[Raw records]
----------------

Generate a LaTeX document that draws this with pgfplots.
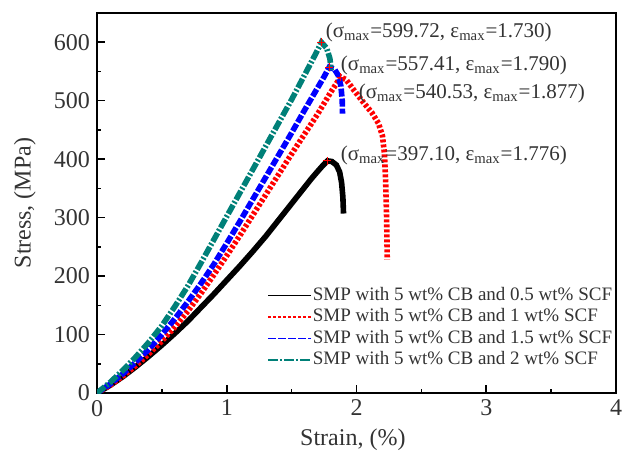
\documentclass[border=0pt]{standalone}
\usepackage{fontspec}
\setmainfont{Liberation Serif}
\usepackage{pgfplots}
\pgfplotsset{compat=1.18}
\definecolor{tealc}{RGB}{0,128,120}

\begin{document}
\begin{tikzpicture}
\begin{axis}[
  scale only axis,
  width=259.5pt, height=190pt,
  xmin=0, xmax=4, ymin=0, ymax=650,
  xtick={0,1,2,3,4}, ytick={0,100,...,600},
  minor x tick num=1, minor y tick num=1,
  tick align=inside,
  xtick pos=bottom, ytick pos=left,
  major tick length=4pt, minor tick length=2pt,
  axis line style={line width=1pt},
  every tick/.style={black, line width=0.8pt},
  /pgf/number format/assume math mode=true,
  tick label style={font=\fontsize{12}{14}\selectfont, text=black!80},
  label style={font=\fontsize{12}{14}\selectfont, text=black!80},
  xlabel={Strain, (\%)},
  ylabel={Stress, (MPa)},
  xlabel style={at={(axis description cs:0.493,-0.124)}, anchor=center},
  ylabel style={at={(axis description cs:-0.139,0.5)}, anchor=center},
  legend style={draw=none, fill=none, at={(0.328,0.284)}, anchor=north west,
    inner sep=0pt, row sep=0.75pt,
    font=\fontsize{9.5}{11}\selectfont, text=black!80,
    nodes={inner sep=0.5pt, text height=7pt, text depth=2pt}},
  legend cell align=left,
  legend image code/.code={\draw[#1, line width=0.6pt] (0pt,0pt) -- (21.5pt,0pt);},
]
% 0.5 wt% SCF
\addplot[black, line width=2.8pt] coordinates {
(0,0) (0.1,13) (0.2,28) (0.3,45) (0.4,63) (0.5,82) (0.6,102) (0.7,123)
(0.8,146) (0.9,169) (1.0,193) (1.1,217) (1.2,242) (1.3,268) (1.4,296)
(1.5,324) (1.6,352) (1.65,366) (1.7,379) (1.74,389) (1.776,397.1)
(1.81,396) (1.845,390) (1.87,378) (1.885,360) (1.895,335) (1.9,307)
};
% 1 wt% SCF
\addplot[red, line width=2.8pt, dash pattern=on 1.5pt off 1pt] coordinates {
(0,0) (0.1,13) (0.2,29) (0.3,47) (0.4,67) (0.5,89) (0.6,113) (0.7,140)
(0.8,170) (0.9,202) (1.0,235) (1.1,269) (1.2,304) (1.3,339) (1.4,374)
(1.5,409) (1.6,443) (1.7,477) (1.8,514) (1.85,531) (1.877,540.53)
(1.92,536) (1.98,518) (2.05,498) (2.12,479) (2.17,461) (2.2,440)
(2.215,410) (2.225,360) (2.232,300) (2.237,228)
};
% 1.5 wt% SCF
\addplot[blue, line width=2.8pt, dash pattern=on 4pt off 1pt] coordinates {
(0,0) (0.1,15) (0.2,33) (0.3,53) (0.4,75) (0.5,100) (0.6,127) (0.7,156)
(0.8,187) (0.9,220) (1.0,256) (1.1,293) (1.2,331) (1.3,369) (1.4,407)
(1.5,445) (1.6,484) (1.65,503) (1.7,522) (1.75,541) (1.79,557.41)
(1.83,554) (1.86,543) (1.88,525) (1.89,500) (1.892,478)
};
% 2 wt% SCF
\addplot[tealc, line width=2.8pt, dash pattern=on 5pt off 1pt on 1pt off 1pt] coordinates {
(0,0) (0.1,18) (0.2,39) (0.3,62) (0.4,87) (0.5,115) (0.6,148) (0.7,183)
(0.8,222) (0.9,262) (1.0,302) (1.1,342) (1.2,382) (1.3,422) (1.4,462)
(1.5,502) (1.6,544) (1.68,578) (1.73,599.72) (1.77,590) (1.795,572)
(1.805,552)
};
\legend{SMP with 5 wt\% CB and 0.5 wt\% SCF,
        SMP with 5 wt\% CB and 1 wt\% SCF,
        SMP with 5 wt\% CB and 1.5 wt\% SCF,
        SMP with 5 wt\% CB and 2 wt\% SCF}
% peak markers
\addplot[only marks, mark=+, red, mark size=2pt, mark options={line width=0.5pt}, forget plot]
  coordinates {(1.73,599.72) (1.79,557.41) (1.877,540.53) (1.776,397.1)};
\begin{scope}[every node/.style={anchor=west, inner sep=0pt, font=\fontsize{10.5}{12}\selectfont, text=black!80}]
\node at (axis cs:1.76,617) {(σ\textsubscript{max}=599.72, ε\textsubscript{max}=1.730)};
\node at (axis cs:1.877,561) {(σ\textsubscript{max}=557.41, ε\textsubscript{max}=1.790)};
\node at (axis cs:2.015,513) {(σ\textsubscript{max}=540.53, ε\textsubscript{max}=1.877)};
\node at (axis cs:1.876,407) {(σ\textsubscript{max}=397.10, ε\textsubscript{max}=1.776)};
\end{scope}
\end{axis}
\pgfresetboundingbox
\path[use as bounding box] ([shift={(-48.5pt,-30.5pt)}]current axis.south west)
  rectangle ([shift={(3.5pt,6.5pt)}]current axis.north east);
\end{tikzpicture}
\end{document}
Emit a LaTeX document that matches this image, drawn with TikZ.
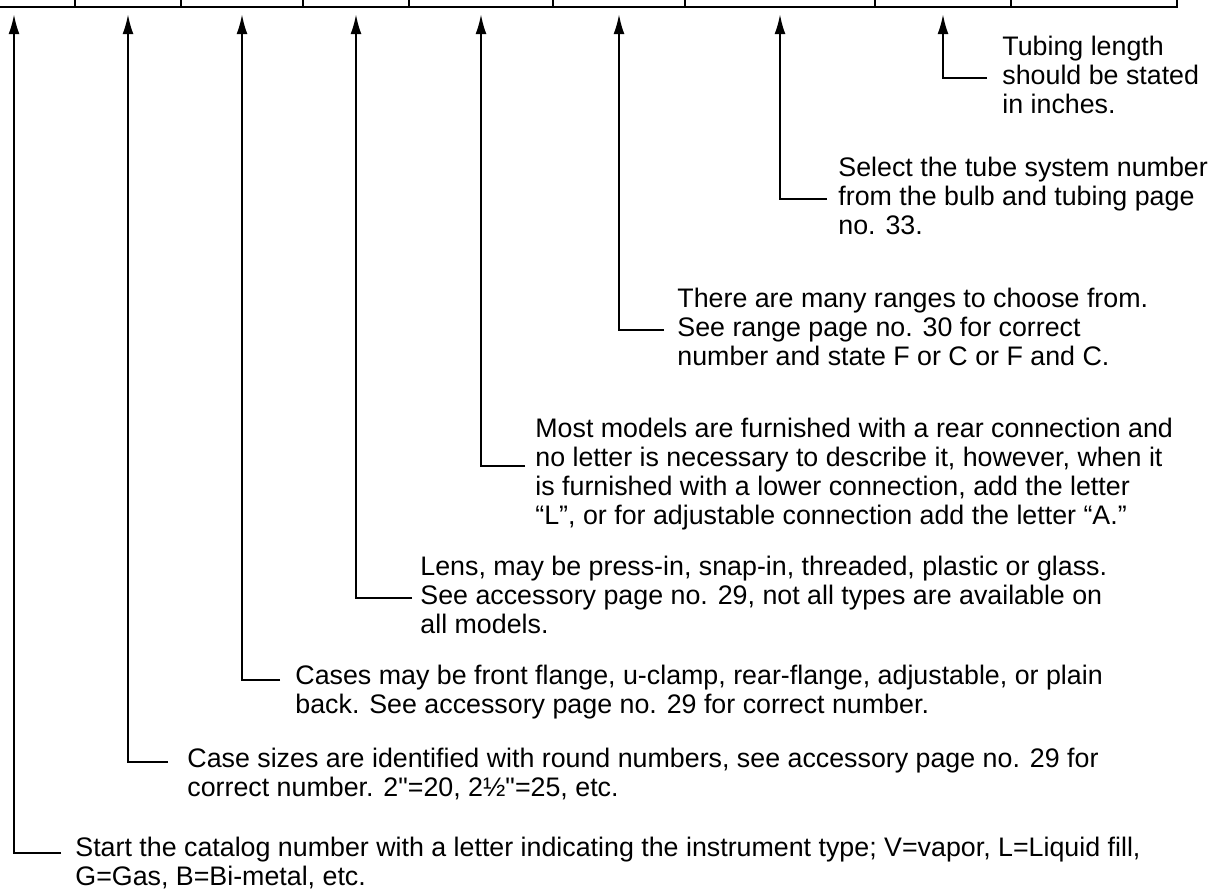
\documentclass[tikz,border=0pt]{standalone}
\usepackage{fontspec}
\setmainfont{Liberation Sans}
\usetikzlibrary{arrows.meta}
\begin{document}
\begin{tikzpicture}[x=0.5pt,y=-0.5pt,
    cell/.style={draw,line width=1.2pt,minimum height=23.5pt,inner sep=0pt},
    note/.style={align=left,inner sep=0pt,anchor=base west,font=\fontsize{13.4pt}{14.5pt}\selectfont},
    lead/.style={-{Latex[length=10pt,width=5.5pt]},line width=1pt,shorten >=3pt}]
\useasboundingbox (0,0) rectangle (1216,890);
\clip (0,0) rectangle (1216,890);

\node[cell,minimum width=61pt] (c1) at (14,-16.5) {};
\node[cell,minimum width=53pt] (c2) at (128,-16.5) {};
\node[cell,minimum width=61pt] (c3) at (242,-16.5) {};
\node[cell,minimum width=53pt] (c4) at (356,-16.5) {};
\node[cell,minimum width=72pt] (c5) at (481,-16.5) {};
\node[cell,minimum width=66pt] (c6) at (619,-16.5) {};
\node[cell,minimum width=95pt] (c7) at (780,-16.5) {};
\node[cell,minimum width=68pt] (c8) at (943,-16.5) {};
\node[cell,minimum width=83pt] (c9) at (1094,-16.5) {};

\node[note] (tub) at (1002,113) {Tubing length\\should be stated\\in inches.};
\node[note] (sel) at (838,234) {Select the tube system number\\from the bulb and tubing page\\no. 33.};
\node[note] (rng) at (677,365) {There are many ranges to choose from.\\See range page no. 30 for correct\\number and state F or C or F and C.};
\node[note] (con) at (535,524) {Most models are furnished with a rear connection and\\no letter is necessary to describe it, however, when it\\is furnished with a lower connection, add the letter\\“L”, or for adjustable connection add the letter “A.”};
\node[note] (lens) at (420,633) {Lens, may be press-in, snap-in, threaded, plastic or glass.\\See accessory page no. 29, not all types are available on\\all models.};
\node[note] (case) at (295,713) {Cases may be front flange, u-clamp, rear-flange, adjustable, or plain\\back. See accessory page no. 29 for correct number.};
\node[note] (size) at (187,796) {Case sizes are identified with round numbers, see accessory page no. 29 for\\correct number. 2\textquotedbl=20, 2½\textquotedbl=25, etc.};
\node[note] (start) at (75,885) {Start the catalog number with a letter indicating the instrument type; V=vapor, L=Liquid fill,\\G=Gas, B=Bi-metal, etc.};

\draw[lead] ([shift={(-15,-35)}]tub.base west) -| (c8.south);
\draw[lead] ([shift={(-11,-35)}]sel.base west) -| (c7.south);
\draw[lead] ([shift={(-13,-35)}]rng.base west) -| (c6.south);
\draw[lead] ([shift={(-10,-58)}]con.base west) -| (c5.south);
\draw[lead] ([shift={(-8,-35)}]lens.base west) -| (c4.south);
\draw[lead] ([shift={(-15,-33)}]case.base west) -| (c3.south);
\draw[lead] ([shift={(-19,-34)}]size.base west) -| (c2.south);
\draw[lead] ([shift={(-14,-32)}]start.base west) -| (c1.south);
\end{tikzpicture}
\end{document}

----------------

#### [PROBLEM STATEMENT]
Extract from the data every line where "this" shows up.

#### [WRITTEN ANSWER]
Generate a LaTeX document that draws this with pgfplots.
Emit a LaTeX document that matches this image, drawn with TikZ.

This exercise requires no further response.